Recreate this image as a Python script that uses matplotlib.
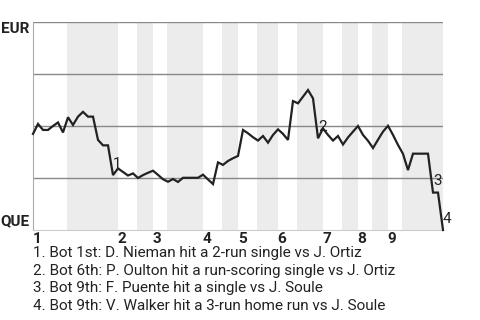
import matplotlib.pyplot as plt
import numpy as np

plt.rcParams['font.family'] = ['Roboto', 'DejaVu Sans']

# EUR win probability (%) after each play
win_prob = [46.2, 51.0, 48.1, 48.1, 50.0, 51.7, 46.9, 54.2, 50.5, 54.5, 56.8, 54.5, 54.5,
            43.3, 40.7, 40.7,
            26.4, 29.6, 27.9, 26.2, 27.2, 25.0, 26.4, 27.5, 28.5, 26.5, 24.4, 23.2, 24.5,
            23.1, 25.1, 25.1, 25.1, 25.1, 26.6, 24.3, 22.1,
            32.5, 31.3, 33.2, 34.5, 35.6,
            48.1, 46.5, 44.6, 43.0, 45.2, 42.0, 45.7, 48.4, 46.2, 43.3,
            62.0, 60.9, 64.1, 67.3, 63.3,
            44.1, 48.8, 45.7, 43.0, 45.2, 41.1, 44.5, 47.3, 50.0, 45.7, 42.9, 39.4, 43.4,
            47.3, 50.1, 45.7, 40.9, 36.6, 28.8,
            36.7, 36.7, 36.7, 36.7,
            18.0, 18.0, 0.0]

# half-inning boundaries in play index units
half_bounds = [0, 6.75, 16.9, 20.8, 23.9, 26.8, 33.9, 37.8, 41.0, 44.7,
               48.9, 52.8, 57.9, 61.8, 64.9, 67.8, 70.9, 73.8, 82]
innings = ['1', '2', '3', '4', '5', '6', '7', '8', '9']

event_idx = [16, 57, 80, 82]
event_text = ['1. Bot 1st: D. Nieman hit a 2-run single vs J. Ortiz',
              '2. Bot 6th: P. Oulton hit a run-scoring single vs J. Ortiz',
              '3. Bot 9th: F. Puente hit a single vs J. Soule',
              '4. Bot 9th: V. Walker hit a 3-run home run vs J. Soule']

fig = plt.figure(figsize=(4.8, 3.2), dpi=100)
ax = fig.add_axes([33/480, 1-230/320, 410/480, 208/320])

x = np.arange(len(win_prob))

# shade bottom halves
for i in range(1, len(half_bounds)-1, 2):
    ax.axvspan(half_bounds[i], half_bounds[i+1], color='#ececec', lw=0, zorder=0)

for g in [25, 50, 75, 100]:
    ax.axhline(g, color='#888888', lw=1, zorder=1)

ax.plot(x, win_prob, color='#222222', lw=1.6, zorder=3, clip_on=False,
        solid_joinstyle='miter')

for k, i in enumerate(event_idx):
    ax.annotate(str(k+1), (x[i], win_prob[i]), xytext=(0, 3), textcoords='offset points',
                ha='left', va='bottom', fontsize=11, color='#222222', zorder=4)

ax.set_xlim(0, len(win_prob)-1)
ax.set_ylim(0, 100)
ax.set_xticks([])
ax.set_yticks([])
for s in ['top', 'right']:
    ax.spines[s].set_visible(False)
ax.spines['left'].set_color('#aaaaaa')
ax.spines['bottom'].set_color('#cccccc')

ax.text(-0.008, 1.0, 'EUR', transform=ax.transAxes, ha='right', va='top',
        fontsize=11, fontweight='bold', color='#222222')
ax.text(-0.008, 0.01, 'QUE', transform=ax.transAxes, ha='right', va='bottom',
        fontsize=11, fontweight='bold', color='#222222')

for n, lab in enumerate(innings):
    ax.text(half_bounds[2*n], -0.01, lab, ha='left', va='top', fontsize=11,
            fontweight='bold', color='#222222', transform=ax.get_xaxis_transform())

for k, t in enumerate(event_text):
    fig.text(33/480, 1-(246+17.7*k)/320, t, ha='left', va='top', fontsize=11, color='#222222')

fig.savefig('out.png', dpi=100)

■ ■ ■ ■ ■

▶ **EXERCISE GOAL**: Every line of the material is to be quoted exactly, with no pictures carried over.

▶ **THE ANSWER**:
Recreate this image as a Python script that uses matplotlib.
import matplotlib.pyplot as plt
import numpy as np

plt.rcParams['font.family'] = ['Roboto', 'DejaVu Sans']

# EUR win probability (%) after each play
win_prob = [46.2, 51.0, 48.1, 48.1, 50.0, 51.7, 46.9, 54.2, 50.5, 54.5, 56.8, 54.5, 54.5,
            43.3, 40.7, 40.7,
            26.4, 29.6, 27.9, 26.2, 27.2, 25.0, 26.4, 27.5, 28.5, 26.5, 24.4, 23.2, 24.5,
            23.1, 25.1, 25.1, 25.1, 25.1, 26.6, 24.3, 22.1,
            32.5, 31.3, 33.2, 34.5, 35.6,
            48.1, 46.5, 44.6, 43.0, 45.2, 42.0, 45.7, 48.4, 46.2, 43.3,
            62.0, 60.9, 64.1, 67.3, 63.3,
            44.1, 48.8, 45.7, 43.0, 45.2, 41.1, 44.5, 47.3, 50.0, 45.7, 42.9, 39.4, 43.4,
            47.3, 50.1, 45.7, 40.9, 36.6, 28.8,
            36.7, 36.7, 36.7, 36.7,
            18.0, 18.0, 0.0]

# half-inning boundaries in play index units
half_bounds = [0, 6.75, 16.9, 20.8, 23.9, 26.8, 33.9, 37.8, 41.0, 44.7,
               48.9, 52.8, 57.9, 61.8, 64.9, 67.8, 70.9, 73.8, 82]
innings = ['1', '2', '3', '4', '5', '6', '7', '8', '9']

event_idx = [16, 57, 80, 82]
event_text = ['1. Bot 1st: D. Nieman hit a 2-run single vs J. Ortiz',
              '2. Bot 6th: P. Oulton hit a run-scoring single vs J. Ortiz',
              '3. Bot 9th: F. Puente hit a single vs J. Soule',
              '4. Bot 9th: V. Walker hit a 3-run home run vs J. Soule']

fig = plt.figure(figsize=(4.8, 3.2), dpi=100)
ax = fig.add_axes([33/480, 1-230/320, 410/480, 208/320])

x = np.arange(len(win_prob))

# shade bottom halves
for i in range(1, len(half_bounds)-1, 2):
    ax.axvspan(half_bounds[i], half_bounds[i+1], color='#ececec', lw=0, zorder=0)

for g in [25, 50, 75, 100]:
    ax.axhline(g, color='#888888', lw=1, zorder=1)

ax.plot(x, win_prob, color='#222222', lw=1.6, zorder=3, clip_on=False,
        solid_joinstyle='miter')

for k, i in enumerate(event_idx):
    ax.annotate(str(k+1), (x[i], win_prob[i]), xytext=(0, 3), textcoords='offset points',
                ha='left', va='bottom', fontsize=11, color='#222222', zorder=4)

ax.set_xlim(0, len(win_prob)-1)
ax.set_ylim(0, 100)
ax.set_xticks([])
ax.set_yticks([])
for s in ['top', 'right']:
    ax.spines[s].set_visible(False)
ax.spines['left'].set_color('#aaaaaa')
ax.spines['bottom'].set_color('#cccccc')

ax.text(-0.008, 1.0, 'EUR', transform=ax.transAxes, ha='right', va='top',
        fontsize=11, fontweight='bold', color='#222222')
ax.text(-0.008, 0.01, 'QUE', transform=ax.transAxes, ha='right', va='bottom',
        fontsize=11, fontweight='bold', color='#222222')

for n, lab in enumerate(innings):
    ax.text(half_bounds[2*n], -0.01, lab, ha='left', va='top', fontsize=11,
            fontweight='bold', color='#222222', transform=ax.get_xaxis_transform())

for k, t in enumerate(event_text):
    fig.text(33/480, 1-(246+17.7*k)/320, t, ha='left', va='top', fontsize=11, color='#222222')

fig.savefig('out.png', dpi=100)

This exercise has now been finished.